> _EXERCISE REQUIREMENTS_
Go through the entries below and count the lines holding the word "that". Reply with only the number, please.

> _MATERIAL TO PROCESS_
-=-=-=-=-
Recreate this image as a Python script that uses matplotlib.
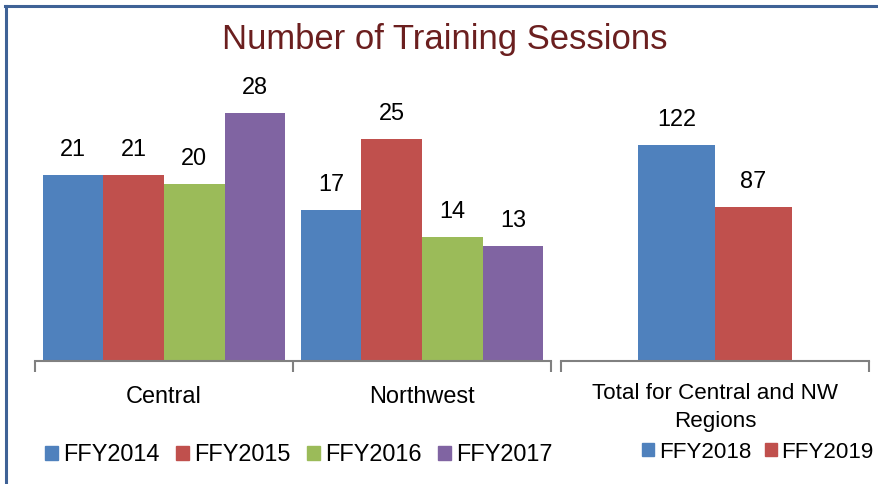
-=-=-=-=-
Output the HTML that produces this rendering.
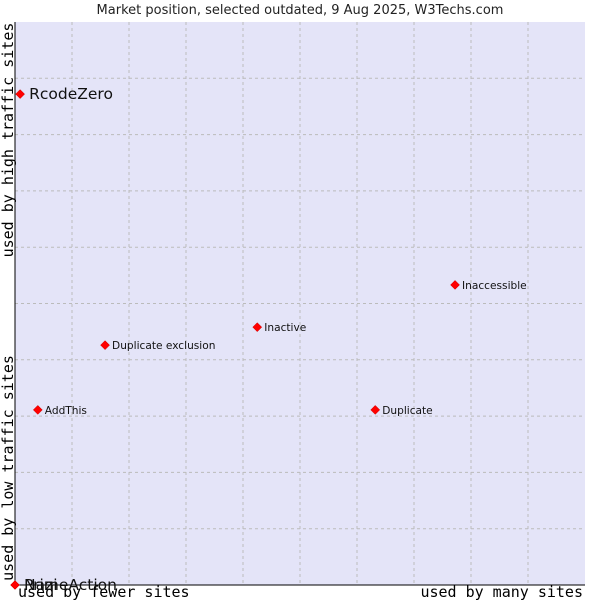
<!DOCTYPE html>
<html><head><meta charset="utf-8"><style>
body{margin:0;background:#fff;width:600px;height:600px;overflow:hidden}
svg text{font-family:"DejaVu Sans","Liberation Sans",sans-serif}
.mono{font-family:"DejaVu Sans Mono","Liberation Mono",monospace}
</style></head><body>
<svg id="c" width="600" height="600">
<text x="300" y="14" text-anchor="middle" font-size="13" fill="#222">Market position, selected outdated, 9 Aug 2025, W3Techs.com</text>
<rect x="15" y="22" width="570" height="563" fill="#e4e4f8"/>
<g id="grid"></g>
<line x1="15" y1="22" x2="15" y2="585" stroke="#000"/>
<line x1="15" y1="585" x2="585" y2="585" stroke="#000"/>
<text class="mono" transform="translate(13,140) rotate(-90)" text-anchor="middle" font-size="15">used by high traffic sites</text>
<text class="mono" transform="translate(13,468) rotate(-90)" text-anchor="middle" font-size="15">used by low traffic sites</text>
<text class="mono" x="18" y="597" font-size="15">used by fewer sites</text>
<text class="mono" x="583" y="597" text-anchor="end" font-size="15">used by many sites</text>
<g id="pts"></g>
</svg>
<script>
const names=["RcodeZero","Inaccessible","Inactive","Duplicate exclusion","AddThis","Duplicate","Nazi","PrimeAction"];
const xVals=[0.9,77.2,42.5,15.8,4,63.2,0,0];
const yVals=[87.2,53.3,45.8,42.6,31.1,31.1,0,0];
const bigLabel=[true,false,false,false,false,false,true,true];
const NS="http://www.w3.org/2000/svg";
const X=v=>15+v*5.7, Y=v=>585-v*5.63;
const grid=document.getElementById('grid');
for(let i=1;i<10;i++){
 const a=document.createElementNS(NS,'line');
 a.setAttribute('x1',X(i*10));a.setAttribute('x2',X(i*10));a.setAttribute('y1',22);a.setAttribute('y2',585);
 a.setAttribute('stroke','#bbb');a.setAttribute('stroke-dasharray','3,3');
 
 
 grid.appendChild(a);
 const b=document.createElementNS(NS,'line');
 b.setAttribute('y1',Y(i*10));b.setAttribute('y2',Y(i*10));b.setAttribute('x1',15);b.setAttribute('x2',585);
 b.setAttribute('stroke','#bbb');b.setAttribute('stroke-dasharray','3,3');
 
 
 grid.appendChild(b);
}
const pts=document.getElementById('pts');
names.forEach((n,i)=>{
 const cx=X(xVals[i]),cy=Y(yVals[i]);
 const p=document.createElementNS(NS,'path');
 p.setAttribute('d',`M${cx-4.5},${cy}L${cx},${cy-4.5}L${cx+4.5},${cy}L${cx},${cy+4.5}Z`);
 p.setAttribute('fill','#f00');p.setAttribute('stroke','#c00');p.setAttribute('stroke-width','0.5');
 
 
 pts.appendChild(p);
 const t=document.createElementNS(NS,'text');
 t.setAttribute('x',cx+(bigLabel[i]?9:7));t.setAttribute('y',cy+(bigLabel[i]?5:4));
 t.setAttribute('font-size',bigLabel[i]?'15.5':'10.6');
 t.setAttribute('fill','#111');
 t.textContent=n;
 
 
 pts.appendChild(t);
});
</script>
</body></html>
-=-=-=-=-
> _TASK SOLUTION_
2